#### [What you should do]
Provide an exact copy of the data, excluding the images.

#### [Source excerpt]
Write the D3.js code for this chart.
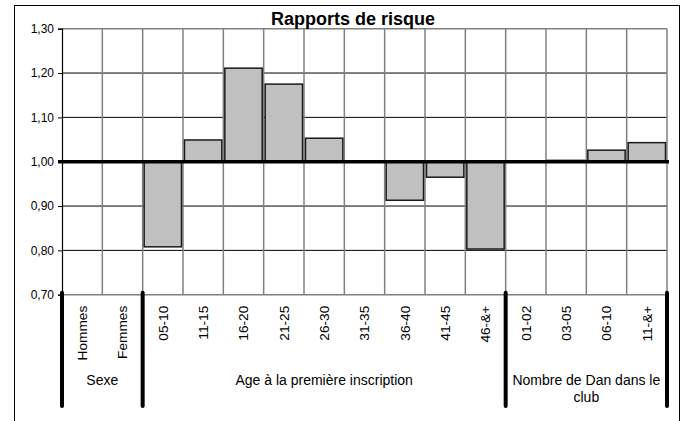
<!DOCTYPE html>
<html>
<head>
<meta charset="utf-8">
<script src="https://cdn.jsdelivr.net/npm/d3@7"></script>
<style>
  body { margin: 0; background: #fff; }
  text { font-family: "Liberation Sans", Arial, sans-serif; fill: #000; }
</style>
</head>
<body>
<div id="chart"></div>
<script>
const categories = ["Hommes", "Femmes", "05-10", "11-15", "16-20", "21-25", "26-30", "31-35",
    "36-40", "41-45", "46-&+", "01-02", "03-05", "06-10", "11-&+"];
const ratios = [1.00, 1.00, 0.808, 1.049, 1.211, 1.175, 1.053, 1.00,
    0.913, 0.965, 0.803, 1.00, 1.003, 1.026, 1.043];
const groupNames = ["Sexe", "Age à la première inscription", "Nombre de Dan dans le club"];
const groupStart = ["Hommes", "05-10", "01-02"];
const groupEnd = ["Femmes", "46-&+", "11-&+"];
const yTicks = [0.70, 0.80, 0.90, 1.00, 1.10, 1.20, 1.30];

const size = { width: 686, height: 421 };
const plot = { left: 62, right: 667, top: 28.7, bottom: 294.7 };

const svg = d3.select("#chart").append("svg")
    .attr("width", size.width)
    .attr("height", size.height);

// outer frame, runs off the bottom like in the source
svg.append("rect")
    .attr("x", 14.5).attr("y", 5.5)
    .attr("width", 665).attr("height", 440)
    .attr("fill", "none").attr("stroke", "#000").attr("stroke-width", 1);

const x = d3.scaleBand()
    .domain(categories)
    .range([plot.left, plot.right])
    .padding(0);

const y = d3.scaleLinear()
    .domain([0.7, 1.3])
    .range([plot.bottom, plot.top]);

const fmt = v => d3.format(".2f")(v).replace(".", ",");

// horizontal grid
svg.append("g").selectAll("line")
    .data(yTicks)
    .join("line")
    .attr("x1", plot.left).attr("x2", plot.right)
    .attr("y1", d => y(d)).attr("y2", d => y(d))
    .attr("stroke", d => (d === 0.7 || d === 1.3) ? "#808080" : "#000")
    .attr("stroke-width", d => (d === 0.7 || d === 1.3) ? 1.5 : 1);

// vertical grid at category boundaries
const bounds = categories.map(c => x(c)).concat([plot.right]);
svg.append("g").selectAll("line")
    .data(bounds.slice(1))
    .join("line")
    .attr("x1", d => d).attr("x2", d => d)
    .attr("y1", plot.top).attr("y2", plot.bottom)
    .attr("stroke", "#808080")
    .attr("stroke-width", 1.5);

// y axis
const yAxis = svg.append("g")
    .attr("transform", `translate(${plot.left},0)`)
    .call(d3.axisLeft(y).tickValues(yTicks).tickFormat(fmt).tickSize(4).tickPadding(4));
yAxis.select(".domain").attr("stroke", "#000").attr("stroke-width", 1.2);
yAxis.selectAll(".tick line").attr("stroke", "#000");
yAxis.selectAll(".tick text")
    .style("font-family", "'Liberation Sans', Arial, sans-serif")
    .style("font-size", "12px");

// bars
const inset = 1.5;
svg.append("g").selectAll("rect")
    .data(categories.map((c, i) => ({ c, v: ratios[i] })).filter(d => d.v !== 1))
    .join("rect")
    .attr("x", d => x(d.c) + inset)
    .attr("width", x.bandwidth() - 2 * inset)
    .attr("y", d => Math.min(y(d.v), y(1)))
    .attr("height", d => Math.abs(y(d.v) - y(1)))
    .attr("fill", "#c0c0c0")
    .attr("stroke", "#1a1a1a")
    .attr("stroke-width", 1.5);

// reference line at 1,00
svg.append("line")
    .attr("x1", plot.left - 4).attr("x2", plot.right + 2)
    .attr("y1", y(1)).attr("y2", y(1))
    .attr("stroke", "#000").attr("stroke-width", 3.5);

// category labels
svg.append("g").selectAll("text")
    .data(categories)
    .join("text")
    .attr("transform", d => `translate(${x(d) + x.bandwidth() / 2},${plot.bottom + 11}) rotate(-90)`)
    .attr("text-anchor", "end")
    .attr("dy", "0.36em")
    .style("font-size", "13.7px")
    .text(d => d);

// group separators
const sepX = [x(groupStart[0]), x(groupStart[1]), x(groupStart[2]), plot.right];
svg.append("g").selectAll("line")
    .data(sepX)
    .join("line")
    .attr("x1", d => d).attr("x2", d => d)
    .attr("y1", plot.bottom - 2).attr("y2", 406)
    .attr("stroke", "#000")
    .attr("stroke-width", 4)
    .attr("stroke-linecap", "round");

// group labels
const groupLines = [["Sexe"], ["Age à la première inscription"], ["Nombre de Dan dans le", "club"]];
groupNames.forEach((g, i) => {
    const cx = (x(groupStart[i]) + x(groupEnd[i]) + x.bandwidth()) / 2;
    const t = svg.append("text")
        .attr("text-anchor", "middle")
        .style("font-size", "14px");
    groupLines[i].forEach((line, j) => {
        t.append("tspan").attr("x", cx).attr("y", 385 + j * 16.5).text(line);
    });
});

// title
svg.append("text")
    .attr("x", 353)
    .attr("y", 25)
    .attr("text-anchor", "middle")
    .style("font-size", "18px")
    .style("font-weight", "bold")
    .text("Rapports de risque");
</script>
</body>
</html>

#### [Reply to the task]
Write the D3.js code for this chart.
<!DOCTYPE html>
<html>
<head>
<meta charset="utf-8">
<script src="https://cdn.jsdelivr.net/npm/d3@7"></script>
<style>
  body { margin: 0; background: #fff; }
  text { font-family: "Liberation Sans", Arial, sans-serif; fill: #000; }
</style>
</head>
<body>
<div id="chart"></div>
<script>
const categories = ["Hommes", "Femmes", "05-10", "11-15", "16-20", "21-25", "26-30", "31-35",
    "36-40", "41-45", "46-&+", "01-02", "03-05", "06-10", "11-&+"];
const ratios = [1.00, 1.00, 0.808, 1.049, 1.211, 1.175, 1.053, 1.00,
    0.913, 0.965, 0.803, 1.00, 1.003, 1.026, 1.043];
const groupNames = ["Sexe", "Age à la première inscription", "Nombre de Dan dans le club"];
const groupStart = ["Hommes", "05-10", "01-02"];
const groupEnd = ["Femmes", "46-&+", "11-&+"];
const yTicks = [0.70, 0.80, 0.90, 1.00, 1.10, 1.20, 1.30];

const size = { width: 686, height: 421 };
const plot = { left: 62, right: 667, top: 28.7, bottom: 294.7 };

const svg = d3.select("#chart").append("svg")
    .attr("width", size.width)
    .attr("height", size.height);

// outer frame, runs off the bottom like in the source
svg.append("rect")
    .attr("x", 14.5).attr("y", 5.5)
    .attr("width", 665).attr("height", 440)
    .attr("fill", "none").attr("stroke", "#000").attr("stroke-width", 1);

const x = d3.scaleBand()
    .domain(categories)
    .range([plot.left, plot.right])
    .padding(0);

const y = d3.scaleLinear()
    .domain([0.7, 1.3])
    .range([plot.bottom, plot.top]);

const fmt = v => d3.format(".2f")(v).replace(".", ",");

// horizontal grid
svg.append("g").selectAll("line")
    .data(yTicks)
    .join("line")
    .attr("x1", plot.left).attr("x2", plot.right)
    .attr("y1", d => y(d)).attr("y2", d => y(d))
    .attr("stroke", d => (d === 0.7 || d === 1.3) ? "#808080" : "#000")
    .attr("stroke-width", d => (d === 0.7 || d === 1.3) ? 1.5 : 1);

// vertical grid at category boundaries
const bounds = categories.map(c => x(c)).concat([plot.right]);
svg.append("g").selectAll("line")
    .data(bounds.slice(1))
    .join("line")
    .attr("x1", d => d).attr("x2", d => d)
    .attr("y1", plot.top).attr("y2", plot.bottom)
    .attr("stroke", "#808080")
    .attr("stroke-width", 1.5);

// y axis
const yAxis = svg.append("g")
    .attr("transform", `translate(${plot.left},0)`)
    .call(d3.axisLeft(y).tickValues(yTicks).tickFormat(fmt).tickSize(4).tickPadding(4));
yAxis.select(".domain").attr("stroke", "#000").attr("stroke-width", 1.2);
yAxis.selectAll(".tick line").attr("stroke", "#000");
yAxis.selectAll(".tick text")
    .style("font-family", "'Liberation Sans', Arial, sans-serif")
    .style("font-size", "12px");

// bars
const inset = 1.5;
svg.append("g").selectAll("rect")
    .data(categories.map((c, i) => ({ c, v: ratios[i] })).filter(d => d.v !== 1))
    .join("rect")
    .attr("x", d => x(d.c) + inset)
    .attr("width", x.bandwidth() - 2 * inset)
    .attr("y", d => Math.min(y(d.v), y(1)))
    .attr("height", d => Math.abs(y(d.v) - y(1)))
    .attr("fill", "#c0c0c0")
    .attr("stroke", "#1a1a1a")
    .attr("stroke-width", 1.5);

// reference line at 1,00
svg.append("line")
    .attr("x1", plot.left - 4).attr("x2", plot.right + 2)
    .attr("y1", y(1)).attr("y2", y(1))
    .attr("stroke", "#000").attr("stroke-width", 3.5);

// category labels
svg.append("g").selectAll("text")
    .data(categories)
    .join("text")
    .attr("transform", d => `translate(${x(d) + x.bandwidth() / 2},${plot.bottom + 11}) rotate(-90)`)
    .attr("text-anchor", "end")
    .attr("dy", "0.36em")
    .style("font-size", "13.7px")
    .text(d => d);

// group separators
const sepX = [x(groupStart[0]), x(groupStart[1]), x(groupStart[2]), plot.right];
svg.append("g").selectAll("line")
    .data(sepX)
    .join("line")
    .attr("x1", d => d).attr("x2", d => d)
    .attr("y1", plot.bottom - 2).attr("y2", 406)
    .attr("stroke", "#000")
    .attr("stroke-width", 4)
    .attr("stroke-linecap", "round");

// group labels
const groupLines = [["Sexe"], ["Age à la première inscription"], ["Nombre de Dan dans le", "club"]];
groupNames.forEach((g, i) => {
    const cx = (x(groupStart[i]) + x(groupEnd[i]) + x.bandwidth()) / 2;
    const t = svg.append("text")
        .attr("text-anchor", "middle")
        .style("font-size", "14px");
    groupLines[i].forEach((line, j) => {
        t.append("tspan").attr("x", cx).attr("y", 385 + j * 16.5).text(line);
    });
});

// title
svg.append("text")
    .attr("x", 353)
    .attr("y", 25)
    .attr("text-anchor", "middle")
    .style("font-size", "18px")
    .style("font-weight", "bold")
    .text("Rapports de risque");
</script>
</body>
</html>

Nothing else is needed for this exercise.